July ’24 at-a-glance … taxes, tariffs & trade
NAFEM comments on proposed increases to Section 301 tariffs
NAFEM has once again requested that the U.S. Trade Representative (USTR) reconsider its approach to the Section 301 tariffs on goods imported from China. In comments submitted in late June, NAFEM questioned the effectiveness of proposed modifications introduced after USTR’s statutory four-year review and cited the negative effects of the tariffs on the U.S. economy and consumers.
These proposed charges in “strategic sectors” are detailed in Annexes A, B and C in USTR’s announcement.
Annex A primarily addresses increased tariffs on battery parts (25%), electric vehicles (100%), other EV batteries (25%), semiconductors (50%), ship-to-shore cranes (25%) and steel and aluminum products (25%). Annex B proposes a temporary exclusion process for particular machinery used in domestic manufacturing. Annex C proposes temporary product exclusions for certain solar manufacturing equipment.

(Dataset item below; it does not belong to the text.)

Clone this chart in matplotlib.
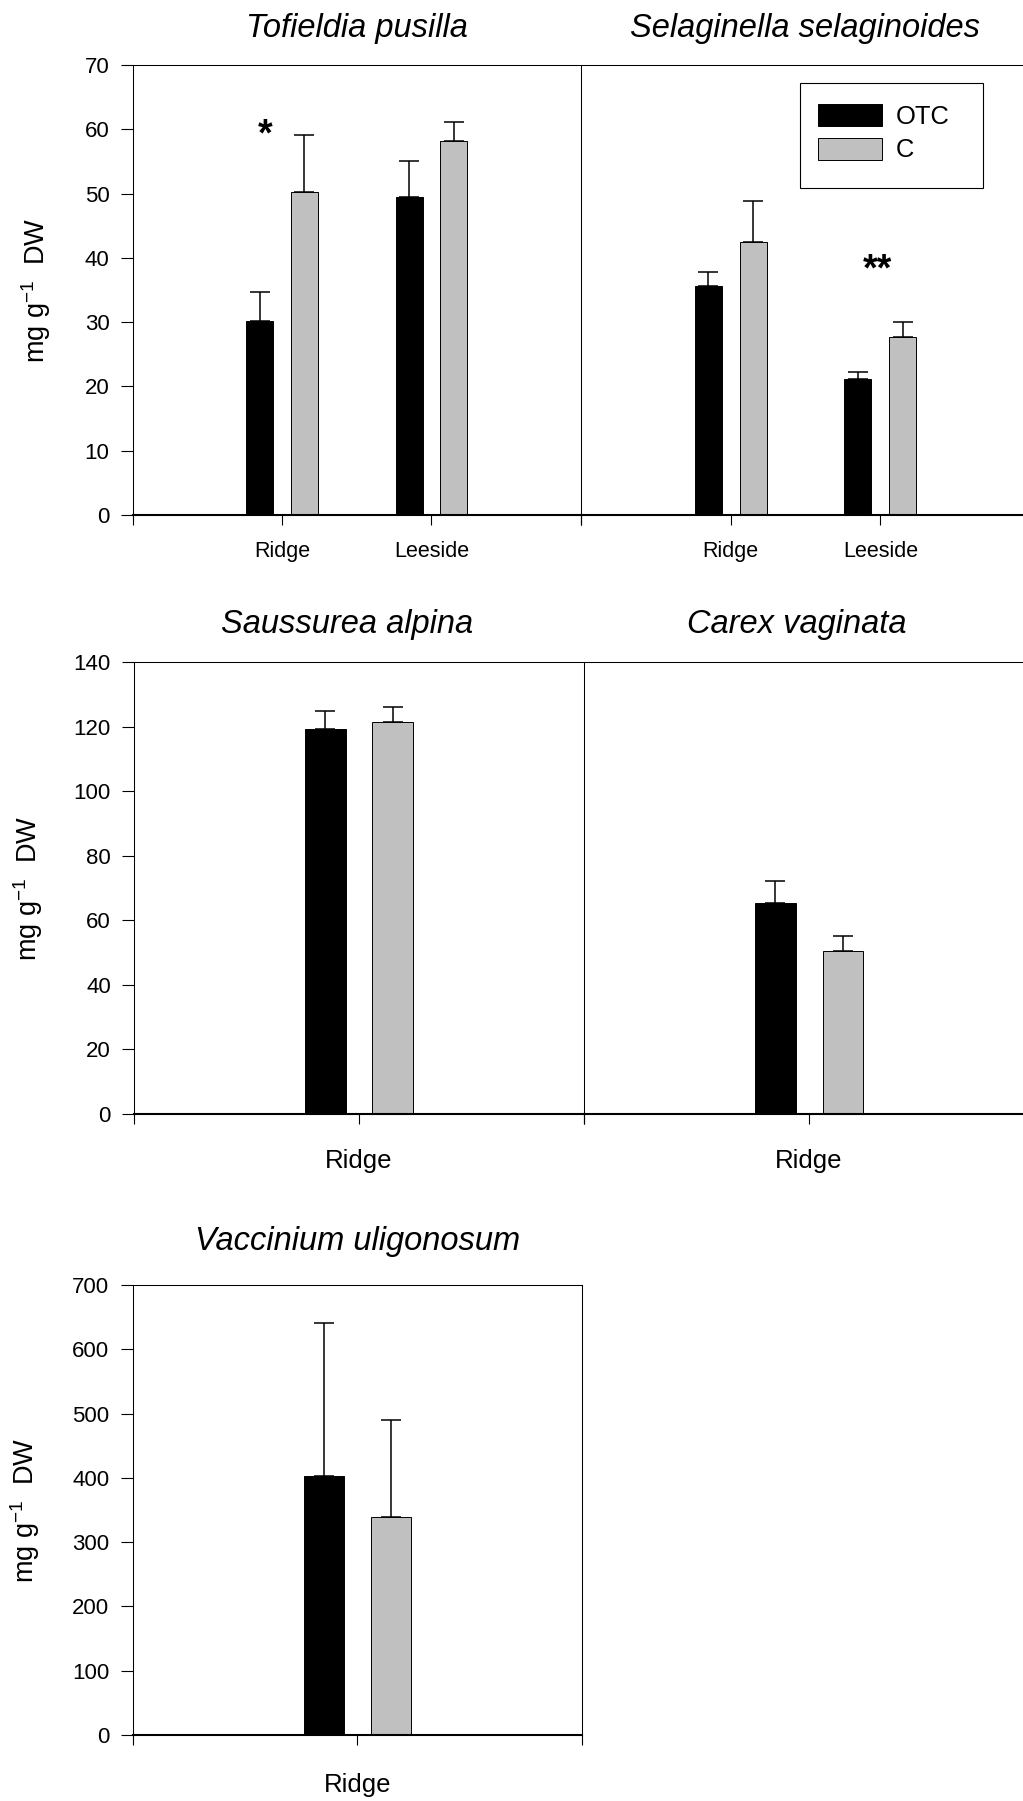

Steel/aluminum tariffs increase Aug. 1
Immediately following the publication of the USTR statutory four-year review of the Section 301 tariffs on imports from China, the administration increased tariffs on $18 billion of steel and aluminum products to 25%. These new tariffs take effect Aug. 1 and are on top of the current “national security“ tariffs of 25% on steel and 10% on aluminum. Most of the impacted imports appear to be bars, rods and wire, not products made with steel and aluminum. Members should check their HTS codes for clarity.
U.S. steel producers want tighter controls on imported products
The American Iron and Steel Institute is calling for tighter rules of origin on steel products to ensure those products made with Chinese steel and processed in other countries are charged applicable duties. Section 301 tariffs should apply to all steel products where the original raw steel was melted, regardless of the country of final processing.
Homeland Security focuses on aluminum from Uyghur region
The Department of Homeland Security (DHS) updated its Uyghur Forced Labor Strategy to prioritize reviews of the aluminum, polyvinyl chloride and seafood sectors. The Xinjiang region, known for human rights abuses, produces 9 – 12% of the world’s aluminum supply and more than 15% of China’s aluminum.
NAFEM advocates to repeal Corporate Transparency Act
Members can voice their opposition to the burdensome Corporate Transparency Act (CTA) through the Advocacy Action Center. H.R. 8147 and S. 4297 would repeal the Act that requires small businesses to report beneficial ownership before Jan. 1, 2025, or face penalties of $500/day. Multiple lawsuits also have been filed against the law. NAFEM is advocating for repeal of the Act with congressional offices and committee staff.